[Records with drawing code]

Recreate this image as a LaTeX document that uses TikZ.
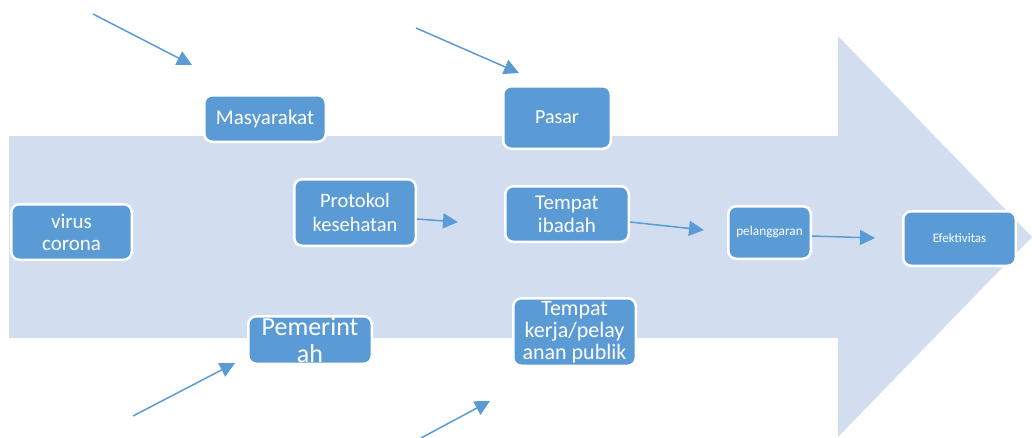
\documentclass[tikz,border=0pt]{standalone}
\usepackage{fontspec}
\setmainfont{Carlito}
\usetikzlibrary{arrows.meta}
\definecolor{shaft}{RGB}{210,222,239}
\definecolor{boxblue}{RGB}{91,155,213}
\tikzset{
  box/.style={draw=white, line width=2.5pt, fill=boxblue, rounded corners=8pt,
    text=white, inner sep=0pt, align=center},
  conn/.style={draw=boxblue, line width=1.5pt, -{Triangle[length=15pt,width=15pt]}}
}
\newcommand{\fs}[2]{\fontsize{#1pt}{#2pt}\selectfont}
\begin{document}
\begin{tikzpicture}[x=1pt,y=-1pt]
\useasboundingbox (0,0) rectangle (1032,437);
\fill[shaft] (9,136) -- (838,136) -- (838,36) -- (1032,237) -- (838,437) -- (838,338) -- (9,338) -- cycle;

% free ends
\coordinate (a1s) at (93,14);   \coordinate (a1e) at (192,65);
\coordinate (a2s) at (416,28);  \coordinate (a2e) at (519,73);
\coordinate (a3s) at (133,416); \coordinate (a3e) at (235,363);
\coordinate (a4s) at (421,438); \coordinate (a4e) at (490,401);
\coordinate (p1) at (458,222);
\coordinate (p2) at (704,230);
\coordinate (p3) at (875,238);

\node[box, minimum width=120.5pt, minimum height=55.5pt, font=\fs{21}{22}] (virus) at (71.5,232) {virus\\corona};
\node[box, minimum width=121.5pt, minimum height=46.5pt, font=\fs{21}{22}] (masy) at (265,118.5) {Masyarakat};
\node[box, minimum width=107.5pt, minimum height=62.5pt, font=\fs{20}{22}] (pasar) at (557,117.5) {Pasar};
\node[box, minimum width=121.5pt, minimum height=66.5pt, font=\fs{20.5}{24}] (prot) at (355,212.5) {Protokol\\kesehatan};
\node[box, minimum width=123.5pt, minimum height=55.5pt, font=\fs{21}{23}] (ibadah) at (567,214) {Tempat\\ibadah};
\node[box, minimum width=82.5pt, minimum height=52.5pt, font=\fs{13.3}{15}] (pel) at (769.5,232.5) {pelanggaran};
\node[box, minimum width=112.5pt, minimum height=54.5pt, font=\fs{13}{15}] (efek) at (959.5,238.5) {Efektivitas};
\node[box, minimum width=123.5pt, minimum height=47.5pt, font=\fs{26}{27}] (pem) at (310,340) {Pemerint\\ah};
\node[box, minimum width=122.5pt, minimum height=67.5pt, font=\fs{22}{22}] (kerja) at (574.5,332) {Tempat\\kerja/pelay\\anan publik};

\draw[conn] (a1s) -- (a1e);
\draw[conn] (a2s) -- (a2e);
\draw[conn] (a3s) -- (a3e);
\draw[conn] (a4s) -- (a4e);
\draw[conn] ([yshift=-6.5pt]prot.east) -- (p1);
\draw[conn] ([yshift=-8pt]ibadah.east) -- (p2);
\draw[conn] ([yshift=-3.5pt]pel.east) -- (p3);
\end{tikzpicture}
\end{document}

...

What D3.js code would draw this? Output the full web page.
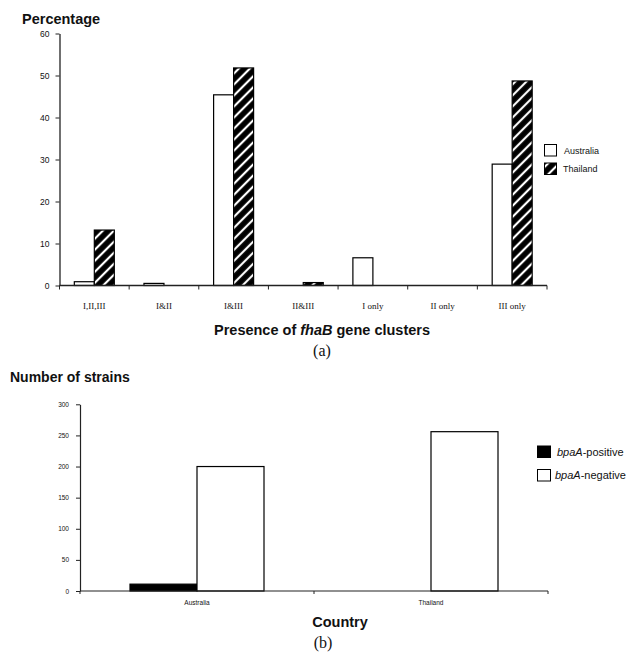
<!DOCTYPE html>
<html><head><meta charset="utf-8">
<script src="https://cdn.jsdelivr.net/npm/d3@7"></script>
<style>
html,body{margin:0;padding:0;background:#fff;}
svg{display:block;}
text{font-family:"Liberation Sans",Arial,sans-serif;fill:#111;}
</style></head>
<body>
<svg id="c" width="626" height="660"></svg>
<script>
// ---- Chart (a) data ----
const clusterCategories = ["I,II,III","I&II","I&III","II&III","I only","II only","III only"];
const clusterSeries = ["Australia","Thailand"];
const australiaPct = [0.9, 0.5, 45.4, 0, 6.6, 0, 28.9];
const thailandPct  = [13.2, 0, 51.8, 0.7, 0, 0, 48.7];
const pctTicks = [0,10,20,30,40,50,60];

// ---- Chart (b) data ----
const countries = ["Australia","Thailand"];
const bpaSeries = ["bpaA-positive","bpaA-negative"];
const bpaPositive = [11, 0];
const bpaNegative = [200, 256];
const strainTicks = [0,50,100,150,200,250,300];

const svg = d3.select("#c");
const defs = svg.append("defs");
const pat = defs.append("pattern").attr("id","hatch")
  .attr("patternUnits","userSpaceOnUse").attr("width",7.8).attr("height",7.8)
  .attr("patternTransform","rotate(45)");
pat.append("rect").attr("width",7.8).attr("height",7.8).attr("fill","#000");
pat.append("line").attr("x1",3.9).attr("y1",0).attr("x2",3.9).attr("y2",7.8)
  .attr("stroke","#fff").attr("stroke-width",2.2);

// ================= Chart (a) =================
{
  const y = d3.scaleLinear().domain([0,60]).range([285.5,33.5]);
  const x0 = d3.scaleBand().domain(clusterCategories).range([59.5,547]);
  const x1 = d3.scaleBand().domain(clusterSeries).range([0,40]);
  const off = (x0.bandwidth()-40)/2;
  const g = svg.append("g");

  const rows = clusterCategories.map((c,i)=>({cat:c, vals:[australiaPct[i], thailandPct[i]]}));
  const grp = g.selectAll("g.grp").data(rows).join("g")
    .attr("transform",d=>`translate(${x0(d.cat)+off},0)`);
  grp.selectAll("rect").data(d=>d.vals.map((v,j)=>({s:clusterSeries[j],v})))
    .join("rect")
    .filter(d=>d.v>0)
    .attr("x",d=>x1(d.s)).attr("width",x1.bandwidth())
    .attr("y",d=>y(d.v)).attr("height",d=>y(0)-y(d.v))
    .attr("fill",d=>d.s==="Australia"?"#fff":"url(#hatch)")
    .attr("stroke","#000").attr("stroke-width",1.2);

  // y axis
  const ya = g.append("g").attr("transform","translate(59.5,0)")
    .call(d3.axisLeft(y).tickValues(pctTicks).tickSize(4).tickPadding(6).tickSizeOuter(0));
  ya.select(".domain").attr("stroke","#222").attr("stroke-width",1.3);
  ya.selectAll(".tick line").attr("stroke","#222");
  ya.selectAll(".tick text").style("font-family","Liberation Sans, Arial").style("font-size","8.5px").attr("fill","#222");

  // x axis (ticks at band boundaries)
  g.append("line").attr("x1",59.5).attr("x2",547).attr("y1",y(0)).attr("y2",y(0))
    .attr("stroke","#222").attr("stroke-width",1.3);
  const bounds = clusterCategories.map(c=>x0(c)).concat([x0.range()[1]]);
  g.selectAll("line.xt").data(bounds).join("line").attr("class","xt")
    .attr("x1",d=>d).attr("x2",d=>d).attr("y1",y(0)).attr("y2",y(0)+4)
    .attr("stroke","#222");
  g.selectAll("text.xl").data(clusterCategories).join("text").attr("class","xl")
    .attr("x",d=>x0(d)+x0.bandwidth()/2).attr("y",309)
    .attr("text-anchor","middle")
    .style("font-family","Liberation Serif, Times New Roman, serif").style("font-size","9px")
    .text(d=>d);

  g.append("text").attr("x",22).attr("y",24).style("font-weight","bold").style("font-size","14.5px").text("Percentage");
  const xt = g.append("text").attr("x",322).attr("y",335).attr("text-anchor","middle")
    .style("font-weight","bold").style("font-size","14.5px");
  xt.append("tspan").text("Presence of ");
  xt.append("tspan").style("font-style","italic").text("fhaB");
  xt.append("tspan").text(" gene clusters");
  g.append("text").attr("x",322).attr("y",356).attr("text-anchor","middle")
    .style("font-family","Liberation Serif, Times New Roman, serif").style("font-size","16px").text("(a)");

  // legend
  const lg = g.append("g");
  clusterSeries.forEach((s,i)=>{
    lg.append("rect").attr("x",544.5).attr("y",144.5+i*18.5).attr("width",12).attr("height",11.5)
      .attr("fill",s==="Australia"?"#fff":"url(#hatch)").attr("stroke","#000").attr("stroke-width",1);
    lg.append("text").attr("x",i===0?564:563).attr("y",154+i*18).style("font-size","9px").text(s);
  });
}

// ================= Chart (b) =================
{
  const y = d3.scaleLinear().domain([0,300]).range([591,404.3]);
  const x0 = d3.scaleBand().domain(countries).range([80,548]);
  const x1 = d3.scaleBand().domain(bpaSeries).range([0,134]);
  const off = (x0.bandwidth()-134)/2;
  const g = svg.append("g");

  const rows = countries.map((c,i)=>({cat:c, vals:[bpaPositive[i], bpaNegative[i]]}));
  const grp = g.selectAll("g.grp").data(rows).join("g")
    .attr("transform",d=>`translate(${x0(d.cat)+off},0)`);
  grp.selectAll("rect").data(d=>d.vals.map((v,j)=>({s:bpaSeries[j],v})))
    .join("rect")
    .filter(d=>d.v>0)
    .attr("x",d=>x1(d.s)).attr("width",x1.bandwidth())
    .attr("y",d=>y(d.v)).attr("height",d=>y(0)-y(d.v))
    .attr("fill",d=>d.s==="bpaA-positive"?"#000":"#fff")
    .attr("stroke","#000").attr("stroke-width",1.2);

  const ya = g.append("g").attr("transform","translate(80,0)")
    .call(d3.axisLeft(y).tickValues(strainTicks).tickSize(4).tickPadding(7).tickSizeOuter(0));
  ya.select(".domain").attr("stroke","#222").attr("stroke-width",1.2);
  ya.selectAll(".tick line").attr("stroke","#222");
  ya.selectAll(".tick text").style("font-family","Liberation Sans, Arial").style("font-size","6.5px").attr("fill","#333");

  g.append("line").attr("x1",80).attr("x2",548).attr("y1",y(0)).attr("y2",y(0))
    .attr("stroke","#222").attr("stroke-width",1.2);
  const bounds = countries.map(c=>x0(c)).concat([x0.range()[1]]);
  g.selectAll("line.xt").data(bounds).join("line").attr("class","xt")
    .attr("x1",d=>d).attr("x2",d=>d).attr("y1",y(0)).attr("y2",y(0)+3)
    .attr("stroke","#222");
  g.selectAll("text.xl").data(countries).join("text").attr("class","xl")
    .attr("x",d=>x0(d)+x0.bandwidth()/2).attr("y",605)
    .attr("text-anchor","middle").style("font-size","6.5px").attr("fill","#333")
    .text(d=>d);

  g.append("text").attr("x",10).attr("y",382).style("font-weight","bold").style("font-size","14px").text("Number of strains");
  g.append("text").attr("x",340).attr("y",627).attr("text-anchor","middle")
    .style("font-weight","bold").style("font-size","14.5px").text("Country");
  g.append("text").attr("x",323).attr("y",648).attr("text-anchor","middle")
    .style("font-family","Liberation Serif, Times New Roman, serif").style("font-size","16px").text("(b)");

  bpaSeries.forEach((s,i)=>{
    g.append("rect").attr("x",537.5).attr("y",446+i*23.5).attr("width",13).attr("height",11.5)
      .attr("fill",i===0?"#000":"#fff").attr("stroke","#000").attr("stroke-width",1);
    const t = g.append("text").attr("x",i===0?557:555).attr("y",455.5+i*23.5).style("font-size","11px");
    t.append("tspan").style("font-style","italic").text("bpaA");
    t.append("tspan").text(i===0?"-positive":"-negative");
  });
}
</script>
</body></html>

→ EXERCISE TASK
Quote exactly what appears from the line containing "Recreate this image" through the line containing "(9,338) -- cycle;", both included, except for the pictures, and nothing more.

→ RESULT FOR THIS TASK
Recreate this image as a LaTeX document that uses TikZ.
\documentclass[tikz,border=0pt]{standalone}
\usepackage{fontspec}
\setmainfont{Carlito}
\usetikzlibrary{arrows.meta}
\definecolor{shaft}{RGB}{210,222,239}
\definecolor{boxblue}{RGB}{91,155,213}
\tikzset{
  box/.style={draw=white, line width=2.5pt, fill=boxblue, rounded corners=8pt,
    text=white, inner sep=0pt, align=center},
  conn/.style={draw=boxblue, line width=1.5pt, -{Triangle[length=15pt,width=15pt]}}
}
\newcommand{\fs}[2]{\fontsize{#1pt}{#2pt}\selectfont}
\begin{document}
\begin{tikzpicture}[x=1pt,y=-1pt]
\useasboundingbox (0,0) rectangle (1032,437);
\fill[shaft] (9,136) -- (838,136) -- (838,36) -- (1032,237) -- (838,437) -- (838,338) -- (9,338) -- cycle;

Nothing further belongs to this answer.